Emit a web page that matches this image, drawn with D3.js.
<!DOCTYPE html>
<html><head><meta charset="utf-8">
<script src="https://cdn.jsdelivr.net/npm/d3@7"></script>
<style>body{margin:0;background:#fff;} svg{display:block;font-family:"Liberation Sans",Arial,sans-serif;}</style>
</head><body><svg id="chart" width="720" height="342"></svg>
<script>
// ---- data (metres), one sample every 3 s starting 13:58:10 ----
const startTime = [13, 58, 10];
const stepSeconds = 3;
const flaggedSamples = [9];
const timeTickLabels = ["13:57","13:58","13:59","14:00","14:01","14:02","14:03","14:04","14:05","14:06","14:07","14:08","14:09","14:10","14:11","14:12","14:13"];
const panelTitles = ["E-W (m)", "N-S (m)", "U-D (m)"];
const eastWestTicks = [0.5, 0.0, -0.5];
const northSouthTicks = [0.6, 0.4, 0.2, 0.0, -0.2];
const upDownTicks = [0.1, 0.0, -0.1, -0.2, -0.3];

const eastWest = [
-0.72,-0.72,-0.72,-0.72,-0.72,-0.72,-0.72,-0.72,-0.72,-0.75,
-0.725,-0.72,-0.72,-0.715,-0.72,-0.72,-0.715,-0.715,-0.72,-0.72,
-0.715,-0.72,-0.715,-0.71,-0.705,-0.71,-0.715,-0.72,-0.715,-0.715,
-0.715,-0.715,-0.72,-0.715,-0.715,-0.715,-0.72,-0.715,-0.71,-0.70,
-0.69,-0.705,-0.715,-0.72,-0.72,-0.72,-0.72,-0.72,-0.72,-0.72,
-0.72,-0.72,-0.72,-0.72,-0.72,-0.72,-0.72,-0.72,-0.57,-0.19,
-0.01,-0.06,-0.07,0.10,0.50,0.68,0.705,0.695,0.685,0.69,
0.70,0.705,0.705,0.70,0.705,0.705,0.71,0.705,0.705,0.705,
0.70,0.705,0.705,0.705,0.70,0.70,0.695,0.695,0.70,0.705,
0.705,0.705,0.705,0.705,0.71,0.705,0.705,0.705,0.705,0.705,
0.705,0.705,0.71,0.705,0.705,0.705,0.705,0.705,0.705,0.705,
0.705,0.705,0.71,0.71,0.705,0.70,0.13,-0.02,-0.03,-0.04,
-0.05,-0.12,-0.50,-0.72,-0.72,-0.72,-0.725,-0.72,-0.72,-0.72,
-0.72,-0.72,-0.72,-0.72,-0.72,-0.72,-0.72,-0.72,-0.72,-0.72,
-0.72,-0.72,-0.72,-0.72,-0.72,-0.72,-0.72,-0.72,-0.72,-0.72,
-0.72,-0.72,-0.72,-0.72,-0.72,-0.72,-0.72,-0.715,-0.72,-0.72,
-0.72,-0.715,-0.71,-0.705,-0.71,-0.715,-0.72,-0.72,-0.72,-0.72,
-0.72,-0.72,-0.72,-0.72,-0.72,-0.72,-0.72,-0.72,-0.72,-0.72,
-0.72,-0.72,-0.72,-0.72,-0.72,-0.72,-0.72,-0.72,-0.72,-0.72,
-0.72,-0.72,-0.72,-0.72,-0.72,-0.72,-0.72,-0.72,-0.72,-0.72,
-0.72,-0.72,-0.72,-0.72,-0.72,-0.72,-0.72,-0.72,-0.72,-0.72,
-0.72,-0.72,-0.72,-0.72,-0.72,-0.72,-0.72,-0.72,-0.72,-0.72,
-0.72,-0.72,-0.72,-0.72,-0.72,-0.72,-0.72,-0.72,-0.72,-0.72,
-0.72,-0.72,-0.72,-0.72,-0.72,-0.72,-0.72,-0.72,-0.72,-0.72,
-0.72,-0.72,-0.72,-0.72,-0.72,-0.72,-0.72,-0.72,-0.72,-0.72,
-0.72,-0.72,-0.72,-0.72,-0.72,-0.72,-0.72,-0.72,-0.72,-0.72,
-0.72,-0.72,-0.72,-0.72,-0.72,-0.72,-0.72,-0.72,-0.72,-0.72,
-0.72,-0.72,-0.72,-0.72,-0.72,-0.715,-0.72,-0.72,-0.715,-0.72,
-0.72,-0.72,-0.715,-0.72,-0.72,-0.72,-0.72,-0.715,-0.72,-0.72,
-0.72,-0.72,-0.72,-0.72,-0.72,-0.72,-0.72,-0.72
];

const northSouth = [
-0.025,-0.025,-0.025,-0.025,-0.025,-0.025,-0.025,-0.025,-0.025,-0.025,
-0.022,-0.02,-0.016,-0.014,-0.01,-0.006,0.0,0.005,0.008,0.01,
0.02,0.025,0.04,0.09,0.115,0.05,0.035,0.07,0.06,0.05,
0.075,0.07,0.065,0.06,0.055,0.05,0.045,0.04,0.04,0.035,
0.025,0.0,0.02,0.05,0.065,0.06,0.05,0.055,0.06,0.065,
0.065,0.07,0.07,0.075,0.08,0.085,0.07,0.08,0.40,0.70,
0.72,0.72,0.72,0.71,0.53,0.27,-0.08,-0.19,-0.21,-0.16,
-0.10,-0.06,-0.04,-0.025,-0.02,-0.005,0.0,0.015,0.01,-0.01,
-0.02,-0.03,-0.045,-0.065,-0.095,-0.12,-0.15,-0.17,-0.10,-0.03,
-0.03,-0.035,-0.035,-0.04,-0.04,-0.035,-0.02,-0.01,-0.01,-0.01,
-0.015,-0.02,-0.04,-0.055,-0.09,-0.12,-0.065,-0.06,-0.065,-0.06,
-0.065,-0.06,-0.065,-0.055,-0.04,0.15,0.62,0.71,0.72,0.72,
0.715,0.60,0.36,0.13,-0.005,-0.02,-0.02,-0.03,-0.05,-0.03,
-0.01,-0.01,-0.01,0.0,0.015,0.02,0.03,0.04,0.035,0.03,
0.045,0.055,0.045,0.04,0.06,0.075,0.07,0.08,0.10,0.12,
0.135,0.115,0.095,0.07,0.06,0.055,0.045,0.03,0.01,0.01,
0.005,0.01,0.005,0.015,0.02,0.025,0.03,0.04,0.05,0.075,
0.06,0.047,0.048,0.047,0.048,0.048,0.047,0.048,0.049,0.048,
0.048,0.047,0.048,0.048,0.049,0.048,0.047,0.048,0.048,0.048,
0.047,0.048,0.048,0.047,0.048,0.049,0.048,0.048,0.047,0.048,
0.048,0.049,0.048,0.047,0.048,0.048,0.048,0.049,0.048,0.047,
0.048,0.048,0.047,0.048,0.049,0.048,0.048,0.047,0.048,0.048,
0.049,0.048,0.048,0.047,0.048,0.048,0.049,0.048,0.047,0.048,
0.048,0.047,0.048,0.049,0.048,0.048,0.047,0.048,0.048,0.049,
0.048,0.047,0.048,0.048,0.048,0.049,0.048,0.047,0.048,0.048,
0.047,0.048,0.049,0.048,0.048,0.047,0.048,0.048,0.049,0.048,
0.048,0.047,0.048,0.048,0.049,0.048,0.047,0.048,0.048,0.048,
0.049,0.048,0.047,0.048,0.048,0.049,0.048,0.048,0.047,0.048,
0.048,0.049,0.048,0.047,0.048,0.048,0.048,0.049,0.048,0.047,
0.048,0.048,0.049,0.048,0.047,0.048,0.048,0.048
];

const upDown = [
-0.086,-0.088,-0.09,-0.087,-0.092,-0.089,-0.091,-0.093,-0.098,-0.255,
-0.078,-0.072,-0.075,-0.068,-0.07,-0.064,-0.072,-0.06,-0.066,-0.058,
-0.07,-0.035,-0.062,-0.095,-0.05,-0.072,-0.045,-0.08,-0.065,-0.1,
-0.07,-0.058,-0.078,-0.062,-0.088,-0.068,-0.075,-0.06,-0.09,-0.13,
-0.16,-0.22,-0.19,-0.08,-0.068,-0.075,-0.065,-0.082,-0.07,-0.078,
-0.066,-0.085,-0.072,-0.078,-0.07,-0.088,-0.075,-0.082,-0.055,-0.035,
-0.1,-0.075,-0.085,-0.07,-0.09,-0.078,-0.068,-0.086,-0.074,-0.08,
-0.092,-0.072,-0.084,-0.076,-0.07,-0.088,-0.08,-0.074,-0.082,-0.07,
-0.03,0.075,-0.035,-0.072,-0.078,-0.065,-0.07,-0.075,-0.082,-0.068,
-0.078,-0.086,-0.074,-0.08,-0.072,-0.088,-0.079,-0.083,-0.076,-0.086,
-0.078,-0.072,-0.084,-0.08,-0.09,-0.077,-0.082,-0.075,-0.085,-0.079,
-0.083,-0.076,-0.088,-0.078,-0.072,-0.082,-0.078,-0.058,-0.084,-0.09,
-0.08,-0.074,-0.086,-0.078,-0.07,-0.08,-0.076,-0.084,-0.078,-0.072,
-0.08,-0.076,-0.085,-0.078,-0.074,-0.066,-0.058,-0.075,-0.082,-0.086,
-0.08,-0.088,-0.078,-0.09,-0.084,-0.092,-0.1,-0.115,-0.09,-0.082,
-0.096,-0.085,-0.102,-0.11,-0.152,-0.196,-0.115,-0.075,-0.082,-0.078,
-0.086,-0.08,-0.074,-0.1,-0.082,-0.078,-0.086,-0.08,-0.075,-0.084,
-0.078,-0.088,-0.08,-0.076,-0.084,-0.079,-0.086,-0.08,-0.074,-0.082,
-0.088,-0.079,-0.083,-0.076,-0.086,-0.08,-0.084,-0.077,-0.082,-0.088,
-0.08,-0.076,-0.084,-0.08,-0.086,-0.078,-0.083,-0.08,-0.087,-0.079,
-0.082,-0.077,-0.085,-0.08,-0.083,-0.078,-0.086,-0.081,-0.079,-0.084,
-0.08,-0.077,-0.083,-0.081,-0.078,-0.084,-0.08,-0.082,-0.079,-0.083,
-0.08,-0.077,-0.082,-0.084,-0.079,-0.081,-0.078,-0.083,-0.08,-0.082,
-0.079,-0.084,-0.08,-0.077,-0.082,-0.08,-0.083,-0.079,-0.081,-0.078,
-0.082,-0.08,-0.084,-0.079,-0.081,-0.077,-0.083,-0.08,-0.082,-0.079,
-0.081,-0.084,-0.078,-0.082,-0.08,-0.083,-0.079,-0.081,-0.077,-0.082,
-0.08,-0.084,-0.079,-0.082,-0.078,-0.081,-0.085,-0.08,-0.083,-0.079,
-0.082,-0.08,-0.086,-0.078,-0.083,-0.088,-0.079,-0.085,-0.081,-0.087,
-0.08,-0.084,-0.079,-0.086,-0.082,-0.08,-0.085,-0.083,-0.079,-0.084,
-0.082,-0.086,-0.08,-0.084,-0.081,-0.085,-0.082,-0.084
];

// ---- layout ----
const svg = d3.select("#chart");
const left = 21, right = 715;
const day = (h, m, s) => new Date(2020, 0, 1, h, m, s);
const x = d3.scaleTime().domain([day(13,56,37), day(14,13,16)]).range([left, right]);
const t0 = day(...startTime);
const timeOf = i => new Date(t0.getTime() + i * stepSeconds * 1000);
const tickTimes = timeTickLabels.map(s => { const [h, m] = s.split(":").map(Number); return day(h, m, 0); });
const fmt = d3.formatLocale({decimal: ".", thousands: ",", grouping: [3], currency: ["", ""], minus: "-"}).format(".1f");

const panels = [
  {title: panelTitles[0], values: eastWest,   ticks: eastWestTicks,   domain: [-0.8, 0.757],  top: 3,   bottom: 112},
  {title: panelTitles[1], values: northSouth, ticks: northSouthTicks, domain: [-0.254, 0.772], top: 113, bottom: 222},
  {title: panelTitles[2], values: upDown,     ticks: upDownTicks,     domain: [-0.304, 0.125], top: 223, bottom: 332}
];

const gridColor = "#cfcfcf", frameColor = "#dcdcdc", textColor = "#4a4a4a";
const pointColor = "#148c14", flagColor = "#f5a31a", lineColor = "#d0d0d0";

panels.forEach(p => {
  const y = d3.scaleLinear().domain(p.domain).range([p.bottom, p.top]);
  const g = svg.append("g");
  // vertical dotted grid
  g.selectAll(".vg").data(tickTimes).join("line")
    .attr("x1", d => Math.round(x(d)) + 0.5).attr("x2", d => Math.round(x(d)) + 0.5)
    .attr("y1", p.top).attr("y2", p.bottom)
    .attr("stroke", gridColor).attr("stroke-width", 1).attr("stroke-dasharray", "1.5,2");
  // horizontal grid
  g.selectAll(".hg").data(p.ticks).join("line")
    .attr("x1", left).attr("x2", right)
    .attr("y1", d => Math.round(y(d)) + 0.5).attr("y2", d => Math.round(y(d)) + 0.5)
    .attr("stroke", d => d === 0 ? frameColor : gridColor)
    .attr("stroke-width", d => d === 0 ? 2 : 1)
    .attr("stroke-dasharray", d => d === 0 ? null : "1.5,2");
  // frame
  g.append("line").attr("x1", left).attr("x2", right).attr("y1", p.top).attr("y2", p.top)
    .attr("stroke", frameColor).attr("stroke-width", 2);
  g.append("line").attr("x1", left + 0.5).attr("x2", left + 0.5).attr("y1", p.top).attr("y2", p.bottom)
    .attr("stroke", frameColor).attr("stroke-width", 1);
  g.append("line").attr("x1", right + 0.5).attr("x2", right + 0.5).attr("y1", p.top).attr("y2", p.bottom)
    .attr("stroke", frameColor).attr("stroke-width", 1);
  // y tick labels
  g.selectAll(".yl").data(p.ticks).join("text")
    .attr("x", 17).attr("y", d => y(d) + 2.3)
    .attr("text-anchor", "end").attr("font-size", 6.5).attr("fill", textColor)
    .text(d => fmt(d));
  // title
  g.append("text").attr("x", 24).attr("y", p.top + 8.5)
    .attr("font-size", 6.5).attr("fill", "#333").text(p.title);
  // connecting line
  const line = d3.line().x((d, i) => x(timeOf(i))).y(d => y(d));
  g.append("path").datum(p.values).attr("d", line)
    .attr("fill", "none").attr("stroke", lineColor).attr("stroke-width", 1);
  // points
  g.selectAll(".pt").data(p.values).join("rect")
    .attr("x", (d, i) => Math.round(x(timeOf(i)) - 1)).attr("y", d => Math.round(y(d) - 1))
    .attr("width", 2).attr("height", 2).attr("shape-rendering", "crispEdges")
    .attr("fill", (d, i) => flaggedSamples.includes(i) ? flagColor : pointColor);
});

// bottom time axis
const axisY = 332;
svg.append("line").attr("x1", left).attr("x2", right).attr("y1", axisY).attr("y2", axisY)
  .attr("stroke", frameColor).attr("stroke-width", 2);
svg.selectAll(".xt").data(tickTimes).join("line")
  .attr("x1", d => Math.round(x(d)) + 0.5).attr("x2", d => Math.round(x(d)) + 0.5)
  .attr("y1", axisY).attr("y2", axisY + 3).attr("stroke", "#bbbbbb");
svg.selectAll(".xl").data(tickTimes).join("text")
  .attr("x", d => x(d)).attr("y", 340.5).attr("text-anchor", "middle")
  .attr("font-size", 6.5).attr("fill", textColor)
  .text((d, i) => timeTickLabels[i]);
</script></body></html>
++++++++++++++++++++
**BRIEF**
Return the opening line of the data and every line after it through the line containing "const upDownTicks = [0.1, 0.0, -0.1, -0.2, -0.3];", please, exactly as written and with nothing added.

**RESPONSE**
Emit a web page that matches this image, drawn with D3.js.
<!DOCTYPE html>
<html><head><meta charset="utf-8">
<script src="https://cdn.jsdelivr.net/npm/d3@7"></script>
<style>body{margin:0;background:#fff;} svg{display:block;font-family:"Liberation Sans",Arial,sans-serif;}</style>
</head><body><svg id="chart" width="720" height="342"></svg>
<script>
// ---- data (metres), one sample every 3 s starting 13:58:10 ----
const startTime = [13, 58, 10];
const stepSeconds = 3;
const flaggedSamples = [9];
const timeTickLabels = ["13:57","13:58","13:59","14:00","14:01","14:02","14:03","14:04","14:05","14:06","14:07","14:08","14:09","14:10","14:11","14:12","14:13"];
const panelTitles = ["E-W (m)", "N-S (m)", "U-D (m)"];
const eastWestTicks = [0.5, 0.0, -0.5];
const northSouthTicks = [0.6, 0.4, 0.2, 0.0, -0.2];
const upDownTicks = [0.1, 0.0, -0.1, -0.2, -0.3];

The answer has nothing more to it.